*** Data excerpts

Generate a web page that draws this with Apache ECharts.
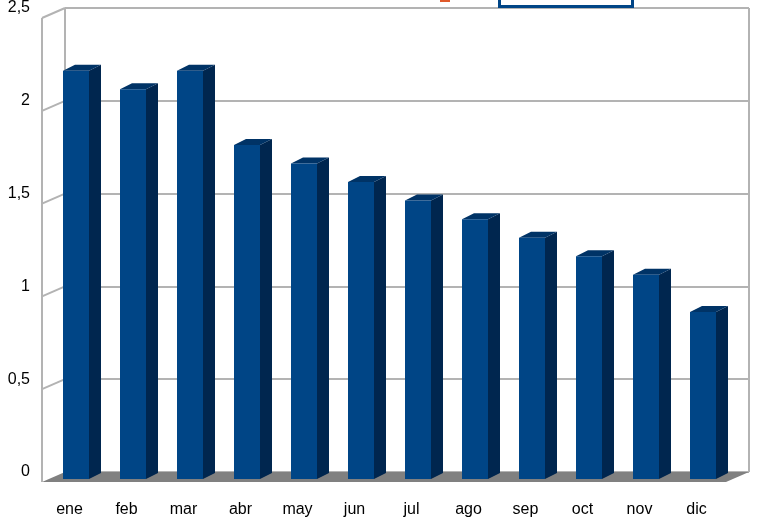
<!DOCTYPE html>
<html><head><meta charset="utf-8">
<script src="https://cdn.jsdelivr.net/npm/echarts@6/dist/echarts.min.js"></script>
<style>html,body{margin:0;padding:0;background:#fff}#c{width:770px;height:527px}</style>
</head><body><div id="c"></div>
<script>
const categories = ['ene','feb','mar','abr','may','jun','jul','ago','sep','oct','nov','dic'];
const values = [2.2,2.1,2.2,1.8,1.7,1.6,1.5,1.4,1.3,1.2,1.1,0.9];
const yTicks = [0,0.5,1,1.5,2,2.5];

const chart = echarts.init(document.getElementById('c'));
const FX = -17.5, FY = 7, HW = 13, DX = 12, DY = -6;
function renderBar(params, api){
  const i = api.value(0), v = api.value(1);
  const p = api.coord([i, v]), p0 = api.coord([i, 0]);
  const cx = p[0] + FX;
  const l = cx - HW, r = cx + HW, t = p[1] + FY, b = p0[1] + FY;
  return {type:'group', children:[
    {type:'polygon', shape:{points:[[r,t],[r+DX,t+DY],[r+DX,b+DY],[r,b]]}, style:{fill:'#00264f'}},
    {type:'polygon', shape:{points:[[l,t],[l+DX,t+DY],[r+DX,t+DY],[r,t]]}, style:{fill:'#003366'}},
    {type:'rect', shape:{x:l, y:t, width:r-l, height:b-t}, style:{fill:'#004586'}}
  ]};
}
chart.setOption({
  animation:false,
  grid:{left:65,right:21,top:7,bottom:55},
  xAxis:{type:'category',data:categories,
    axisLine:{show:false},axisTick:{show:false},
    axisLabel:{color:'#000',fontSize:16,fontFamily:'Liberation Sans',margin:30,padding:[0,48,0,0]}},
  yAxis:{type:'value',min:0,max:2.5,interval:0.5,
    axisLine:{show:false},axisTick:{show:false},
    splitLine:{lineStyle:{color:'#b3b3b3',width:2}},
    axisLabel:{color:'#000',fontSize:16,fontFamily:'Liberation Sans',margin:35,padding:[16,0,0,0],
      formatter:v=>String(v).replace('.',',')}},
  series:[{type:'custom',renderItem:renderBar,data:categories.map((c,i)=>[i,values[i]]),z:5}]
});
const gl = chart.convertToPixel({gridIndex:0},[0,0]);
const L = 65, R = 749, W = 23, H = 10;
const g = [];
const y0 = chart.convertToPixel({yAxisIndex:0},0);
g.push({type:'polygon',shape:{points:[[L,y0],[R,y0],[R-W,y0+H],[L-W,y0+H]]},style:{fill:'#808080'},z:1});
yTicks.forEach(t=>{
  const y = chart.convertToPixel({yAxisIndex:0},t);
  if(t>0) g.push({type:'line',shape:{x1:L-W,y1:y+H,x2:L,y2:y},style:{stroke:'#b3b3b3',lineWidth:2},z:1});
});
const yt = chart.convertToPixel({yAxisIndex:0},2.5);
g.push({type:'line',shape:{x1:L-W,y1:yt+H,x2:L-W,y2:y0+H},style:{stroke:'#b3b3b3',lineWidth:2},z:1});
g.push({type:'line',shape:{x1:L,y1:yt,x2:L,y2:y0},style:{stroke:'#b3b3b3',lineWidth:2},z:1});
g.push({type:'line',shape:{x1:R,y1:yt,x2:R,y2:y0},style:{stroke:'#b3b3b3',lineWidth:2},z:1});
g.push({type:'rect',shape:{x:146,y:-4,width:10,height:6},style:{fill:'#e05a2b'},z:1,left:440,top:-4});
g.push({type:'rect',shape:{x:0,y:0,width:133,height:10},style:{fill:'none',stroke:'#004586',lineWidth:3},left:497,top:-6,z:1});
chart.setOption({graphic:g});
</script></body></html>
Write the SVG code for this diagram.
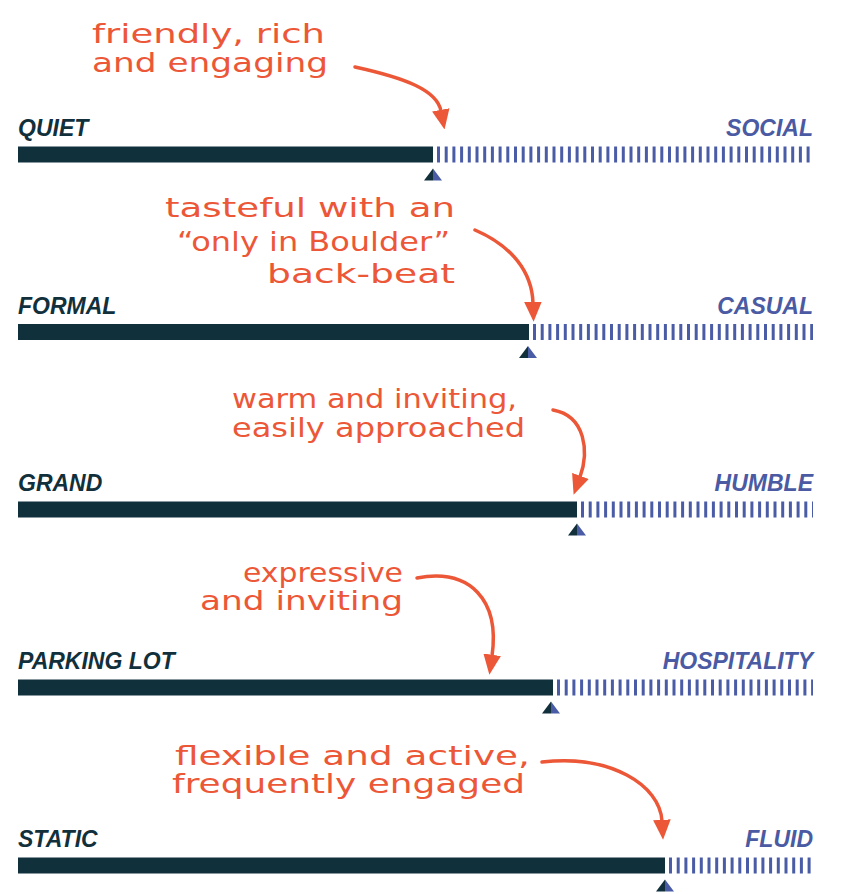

******

■ **What to work on**:
Transcribe every entry above exactly. Omit all pictures.

■ **Written solution**:
Generate a web page that draws this with Apache ECharts.
<!DOCTYPE html>
<html><head><meta charset="utf-8">
<script src="https://cdn.jsdelivr.net/npm/echarts@6/dist/echarts.min.js"></script>
<style>html,body{margin:0;padding:0;background:#fff}#c{width:770px;height:527px}</style>
</head><body><div id="c"></div>
<script>
const categories = ['ene','feb','mar','abr','may','jun','jul','ago','sep','oct','nov','dic'];
const values = [2.2,2.1,2.2,1.8,1.7,1.6,1.5,1.4,1.3,1.2,1.1,0.9];
const yTicks = [0,0.5,1,1.5,2,2.5];

const chart = echarts.init(document.getElementById('c'));
const FX = -17.5, FY = 7, HW = 13, DX = 12, DY = -6;
function renderBar(params, api){
  const i = api.value(0), v = api.value(1);
  const p = api.coord([i, v]), p0 = api.coord([i, 0]);
  const cx = p[0] + FX;
  const l = cx - HW, r = cx + HW, t = p[1] + FY, b = p0[1] + FY;
  return {type:'group', children:[
    {type:'polygon', shape:{points:[[r,t],[r+DX,t+DY],[r+DX,b+DY],[r,b]]}, style:{fill:'#00264f'}},
    {type:'polygon', shape:{points:[[l,t],[l+DX,t+DY],[r+DX,t+DY],[r,t]]}, style:{fill:'#003366'}},
    {type:'rect', shape:{x:l, y:t, width:r-l, height:b-t}, style:{fill:'#004586'}}
  ]};
}
chart.setOption({
  animation:false,
  grid:{left:65,right:21,top:7,bottom:55},
  xAxis:{type:'category',data:categories,
    axisLine:{show:false},axisTick:{show:false},
    axisLabel:{color:'#000',fontSize:16,fontFamily:'Liberation Sans',margin:30,padding:[0,48,0,0]}},
  yAxis:{type:'value',min:0,max:2.5,interval:0.5,
    axisLine:{show:false},axisTick:{show:false},
    splitLine:{lineStyle:{color:'#b3b3b3',width:2}},
    axisLabel:{color:'#000',fontSize:16,fontFamily:'Liberation Sans',margin:35,padding:[16,0,0,0],
      formatter:v=>String(v).replace('.',',')}},
  series:[{type:'custom',renderItem:renderBar,data:categories.map((c,i)=>[i,values[i]]),z:5}]
});
const gl = chart.convertToPixel({gridIndex:0},[0,0]);
const L = 65, R = 749, W = 23, H = 10;
const g = [];
const y0 = chart.convertToPixel({yAxisIndex:0},0);
g.push({type:'polygon',shape:{points:[[L,y0],[R,y0],[R-W,y0+H],[L-W,y0+H]]},style:{fill:'#808080'},z:1});
yTicks.forEach(t=>{
  const y = chart.convertToPixel({yAxisIndex:0},t);
  if(t>0) g.push({type:'line',shape:{x1:L-W,y1:y+H,x2:L,y2:y},style:{stroke:'#b3b3b3',lineWidth:2},z:1});
});
const yt = chart.convertToPixel({yAxisIndex:0},2.5);
g.push({type:'line',shape:{x1:L-W,y1:yt+H,x2:L-W,y2:y0+H},style:{stroke:'#b3b3b3',lineWidth:2},z:1});
g.push({type:'line',shape:{x1:L,y1:yt,x2:L,y2:y0},style:{stroke:'#b3b3b3',lineWidth:2},z:1});
g.push({type:'line',shape:{x1:R,y1:yt,x2:R,y2:y0},style:{stroke:'#b3b3b3',lineWidth:2},z:1});
g.push({type:'rect',shape:{x:146,y:-4,width:10,height:6},style:{fill:'#e05a2b'},z:1,left:440,top:-4});
g.push({type:'rect',shape:{x:0,y:0,width:133,height:10},style:{fill:'none',stroke:'#004586',lineWidth:3},left:497,top:-6,z:1});
chart.setOption({graphic:g});
</script></body></html>
Write the SVG code for this diagram.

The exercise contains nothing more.